The second quarter saw record order intake levels of € 80 million.In view of this, TKH
has taken additional measures to respond to this growth. At Building Solutions, turnover was 13.5% higher. The acquisition of Augusta Technologie made a strong contribution to this growth. Despite the challenging market conditions, organic turnover growth - corrected for a reduction in inventories and a drop in raw materials prices – came in at 3.1%.
Turnover at Telecom Solutions fell by 0.3% due to the continuing drop in investments in copper networks.Telecom Solutions’ optical fibre systems business booked turnover growth of 7.4%.
EBITA rose by 38.1% to € 23.5 million in the second quarter. Building Solutions
made a strong contribution to this growth, both organically and through acquisitions.
The efficiency programmes launched in the second half of 2012 led to lower
cost levels as a proportion of the turnover,which in turn led to an organic rise in ROS. Margin pressure in the connectivity systems segment and low activity levels
at security systems for infrastructure projects did have a negative impact on ROS.
Despite this, Building Solutions booked a strong improvement in ROS, which rose to
7.4%, from 1.5% in the second quarter of 2012. Industrial Solutions saw a slight drop
in its operating result on the back of lower gross margins, due to the fact that many
projects are currently in the early stages of production, as well as temporarily higher innovation costs for new customers and new technology. Telecom Solutions recorded a higher EBITA, as a result of improved efficiency levels and the impact of lower raw materials costs.
Financial results in the first half
Turnover came in 11.6% higher at € 587.1 million in the first half (H1 2012: € 526.2 million). Acquisitions accounted for 11.1% of the total turnover, while organic turnover growth came in at 1.3%. Lower raw materials prices had a negative impact of 0.9% on turnover in the first half.
In the first half of 2013, Building Solutions accounted for 41.1% of total turnover, up from 38.2% in the same period of 2012. This increase was largely due to the acquisitions made in 2012. As a result Industrial Solutions saw its share of total turnover drop to 45.2% from 46.3% in 2012 and the share accounted for by Telecom Solutions fell to 13.6% from 15.5% in the year earlier period.
The gross margin rose to 40.9% in the first half of 2013, from 40.2% in the year-earlier period, due to a better product mix, partly due to acquisitions, and the reduction of inventories at production locations.
Operating costs (excluding one-off costs) as a percentage of turnover fell to 32.1% in the first half of 2013, from 33.1% in 2012, excluding the impact of acquisitions. This was due to the impact of the efficiency programmes executed in the second half of 2012.
Depreciation charges came in at € 9.7 million and where higher than in the first half of 2012 (€ 8.0 million), largely due to depreciations at the companies acquired in 2012.
The operating result before amortisation of intangible fixed assets (EBITA) was up by 28.4% at € 42.7 million in the first half of 2013, compared with € 33.3 million in the first half of 2012.
At Industrial Solutions, EBITA fell by 25.6% compared with the first half of 2012, mainly due to high costs levels and underutilisation in the first quarter in the run-up to the expected increase in order intake.

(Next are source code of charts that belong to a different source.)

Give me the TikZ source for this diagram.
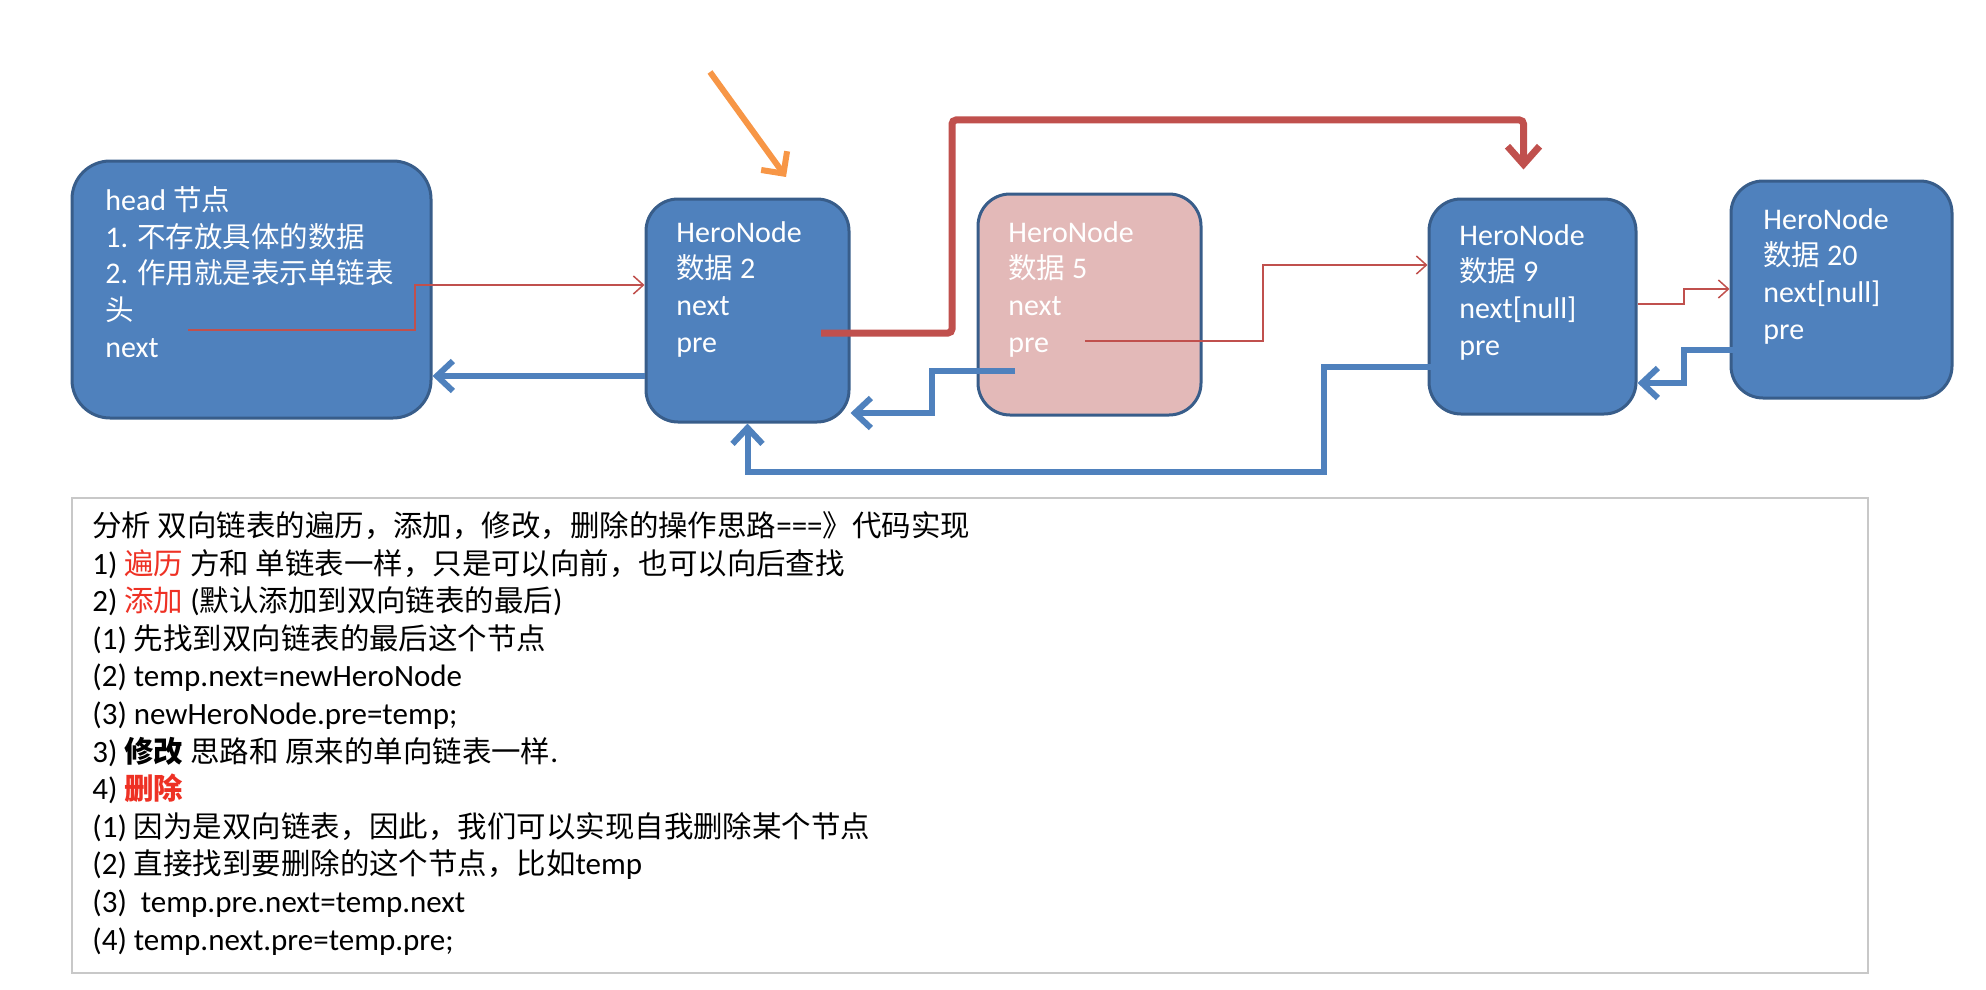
\documentclass[tikz,border=0pt]{standalone}
\usepackage{fontspec}
\setmainfont{Carlito}
\newfontfamily\cjk[Scale=0.95]{Noto Sans CJK SC}
\newcommand{\zh}[1]{{\cjk #1}}
\usepackage{tikz}
\usetikzlibrary{arrows.meta}
\usepackage{xcolor}
\definecolor{nodeblue}{HTML}{4F81BD}
\definecolor{nodeedge}{HTML}{385D8A}
\definecolor{delpink}{HTML}{E3B9B8}
\definecolor{linkred}{HTML}{C0504D}
\definecolor{ptrorange}{HTML}{F79646}
\definecolor{hotred}{HTML}{EE3124}
\definecolor{boxgray}{HTML}{C8C8C8}

\begin{document}
\begin{tikzpicture}[x=0.5pt,y=-0.5pt]
\tikzstyle{hero}=[rectangle, draw=nodeedge, line width=1.5pt, fill=nodeblue, rounded corners=16pt]
\tikzstyle{herotext}=[anchor=base west, align=left, inner sep=0pt, text=white, font=\fontsize{15pt}{18.3pt}\selectfont]
\tikzstyle{nextthin}=[draw=linkred, line width=0.75pt, -{Straight Barb[length=5pt,width=9pt]}]
\tikzstyle{nextthick}=[draw=linkred, line width=3.5pt, -{Straight Barb[length=9pt,width=16pt]}]
\tikzstyle{prethick}=[draw=nodeblue, line width=3pt, -{Straight Barb[length=8pt,width=15pt]}]
\tikzstyle{pointer}=[draw=ptrorange, line width=3pt, -{Straight Barb[length=8pt,width=16pt]}]
\useasboundingbox (0,0) rectangle (1986,990);

% the list
\node[hero, rounded corners=19pt, minimum width=179.5pt, minimum height=128.5pt] (head) at (251.5,289.5) {};
\node[hero, minimum width=101.5pt, minimum height=111.5pt] (n2) at (747.5,310.5) {};
\node[hero, fill=delpink, minimum width=111.5pt, minimum height=110.5pt] (n5) at (1089.5,304.5) {};
\node[hero, minimum width=103.5pt, minimum height=107.5pt] (n9) at (1532.5,306.5) {};
\node[hero, minimum width=110.5pt, minimum height=108.5pt] (n20) at (1841.5,289.5) {};

% text is anchored at the baseline of its last line
\node[herotext] (headtxt) at (105,357) {head \zh{节点}\\1. \zh{不存放具体的数据}\\2. \zh{作用就是表示单链表}\\\zh{头}\\next};
\node[herotext] (n2txt) at (676,352) {HeroNode\\\zh{数据} 2\\next\\pre};
\node[herotext] (n5txt) at (1008,352) {HeroNode\\\zh{数据} 5\\next\\pre};
\node[herotext] (n9txt) at (1459,355) {HeroNode\\\zh{数据} 9\\next[null]\\pre};
\node[herotext] (n20txt) at (1763,339) {HeroNode\\\zh{数据} 20\\next[null]\\pre};

% where the links leave the nodes
\coordinate (hnext) at (188,330);
\coordinate (n2next) at (821,333);
\coordinate (n5next) at (1085,341);
\coordinate (n5pre) at (1015,371);
\coordinate (n9pre) at (1446,367);
\coordinate (n20pre) at (1738,350);
\coordinate (ptrtail) at (710,72);
\coordinate (ptrtip) at (786,177);

\draw[pointer] (ptrtail) -- (ptrtip);

% next
\draw[nextthin] (hnext) -| (415,285) -- (n2.west |- 415,285);
\draw[nextthick, rounded corners=2pt, shorten >=14pt] (n2next) -| (952,120) -| ([xshift=-4.5pt]n9.north);
\draw[nextthin] (n5next) -| (1263,265) -- (n9.west |- 1263,265);
\draw[nextthin] (n9.east |- 0,304) -| (1684,289) -- (n20.west |- 0,289);

% pre
\draw[prethick] (n2.west |- 0,376) -- (head.east |- 0,376);
\draw[prethick] (n5pre) -| (932,413) -- (n2.east |- 0,413);
\draw[prethick] (n9pre) -| (1324,472) -| (n2.south);
\draw[prethick] (n20pre) -| (1684,383) -- (n9.east |- 0,383);

% notes
\node[draw=boxgray, line width=0.75pt, minimum width=898pt, minimum height=237.5pt] (notebox) at (970,735.5) {};
\node[anchor=base west, align=left, inner sep=0pt, font=\fontsize{15.5pt}{18.8pt}\selectfont] (notes) at (92,950) {%
\zh{分析 双向链表的遍历，添加，修改，删除的操作思路}===\zh{》代码实现}\\
1) \textcolor{hotred}{\zh{遍历}} \zh{方和 单链表一样，只是可以向前，也可以向后查找}\\
2) \textcolor{hotred}{\zh{添加}} (\zh{默认添加到双向链表的最后})\\
(1) \zh{先找到双向链表的最后这个节点}\\
(2) temp.next=newHeroNode\\
(3) newHeroNode.pre=temp;\\
3) \textbf{\zh{修改}} \zh{思路和 原来的单向链表一样}.\\
4) \textcolor{hotred}{\textbf{\zh{删除}}}\\
(1) \zh{因为是双向链表，因此，我们可以实现自我删除某个节点}\\
(2) \zh{直接找到要删除的这个节点，比如}temp\\
(3) \ temp.pre.next=temp.next\\
(4) temp.next.pre=temp.pre;};
\end{tikzpicture}
\end{document}
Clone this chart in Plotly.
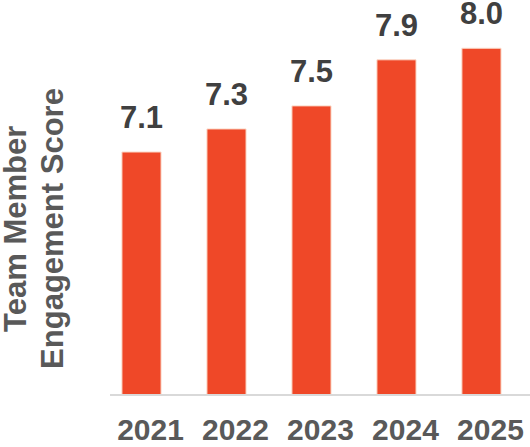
import plotly.graph_objects as go

years = ["2021", "2022", "2023", "2024", "2025"]
scores = [7.1, 7.3, 7.5, 7.9, 8.0]
score_labels = ["7.1", "7.3", "7.5", "7.9", "8.0"]
y_title_lines = ["Team Member", "Engagement Score"]

FONT = "Liberation Sans, Arial, sans-serif"
BAR = "#EF4828"

fig = go.Figure()
fig.add_trace(go.Bar(
    x=years, y=scores, base=0, width=0.46,
    marker=dict(color=BAR, line=dict(color="#FBD9C8", width=1)),
    hoverinfo="skip",
))

for i, (v, lab) in enumerate(zip(scores, score_labels)):
    fig.add_annotation(
        x=i, y=v, xref="x", yref="y", text="<b>%s</b>" % lab,
        showarrow=False, yanchor="bottom", yshift=15,
        font=dict(family=FONT, size=31, color="#404040"),
    )

# title lines, centre x in px from left edge
for line, cx in zip(y_title_lines, [16, 53]):
    fig.add_annotation(
        x=(cx - 110) / 420, y=0.419, xref="paper", yref="paper",
        text="<b>%s</b>" % line, borderpad=0,
        showarrow=False, textangle=-90, xanchor="center", yanchor="middle",
        font=dict(family=FONT, size=31, color="#595959"),
    )

fig.update_layout(
    width=530, height=447,
    margin=dict(l=110, r=0, t=0, b=53),
    paper_bgcolor="white", plot_bgcolor="white",
    showlegend=False,
    xaxis=dict(
        type="category", range=[-0.3706, 4.571],
        showline=True, linecolor="#D9D9D9", linewidth=2,
        showgrid=False, zeroline=False, ticks="",
        tickfont=dict(family=FONT, size=30, color="#595959"),
        tickprefix="<b>", ticksuffix="</b>",
        ticklabelstandoff=8, ticklabelshift=9,
    ),
    yaxis=dict(
        range=[5, 8.419], visible=False, showgrid=False, zeroline=False,
    ),
)

fig.write_html("out.html")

Telecom Solutions saw EBITA rise by 10.4%, while at Building Solutions acquisitions and a strong organic improvement led to an increase in EBITA of 373% to € 16.7 million in the first half of 2013, from € 3.5 million in the same period of 2012.
ROS increased to 7.3% in the first half of 2013 (H1 2012: 7.1%).
Amortisation was € 3.8 million higher at € 12.0 million (H1 2012: € 8.2 million) mainly as a result of the acquisition of Augusta.
Financial expenses increased by € 2.1 million to € 7.2 million in the first half of 2013. This rise was the result of higher outstanding interest-bearing debts and a negative exchange rate effect of € 0.6 million compared with the first half of 2012. The higher financial expenses were partly offset by exceptional income of € 0.4 million due to the release of an earn-out provision, as well as a higher result from participations totalling € 1.2 million.
The tax burden fell to 23.0% in the first half of 2013, from 25.8% in the first half of 2012. The tax burden in the first half of 2012 was affected by one-off non-deductible acquisition costs.
Net profit before amortisation and one-off income and expenses attributable to shareholders came in at € 22.9 million in the first half of 2013 (H1 2012: € 22.0 million).
Net profit for the first half of 2013 came in 29.1% higher at € 19.4 million, compared with
€ 15.0 million in the year-earlier period.
Net bank debts increased by € 31.2 million from year-end 2012 to € 219.4 million.
This increase was the result of higher working capital – due to seasonal influences – and higher levels of investment. Solvency stood at 40.6%, from 42.4% in the first half of 2012. The net debt/EBITDA ratio came in at 1.9 and the interest coverage ratio at 9.0, which puts TKH well within the financial ratios agreed with its banks. Working capital rose to 15.5% of turnover, compared with 13.5% as per 30 June 2012.
The number of employees with an employment contract (FTEs) stood at 4,683 at 30 June 2013 (year-end 2012: 4,736).
Developments per solutions segment
Telecom Solutions develops, produces and delivers systems for applications from basic outdoor infrastructure for telecom and CATV networks to indoor home networking.
The focus is on providing customers with care-free systems due to the system guarantees we provide. Around 40% of the portfolio consists of optical fibre and copper cable for node-to-node connections. The remaining 60%, consisting of components and systems in the field of connectivity and peripheral equipment, is used mainly in the network’s nodes.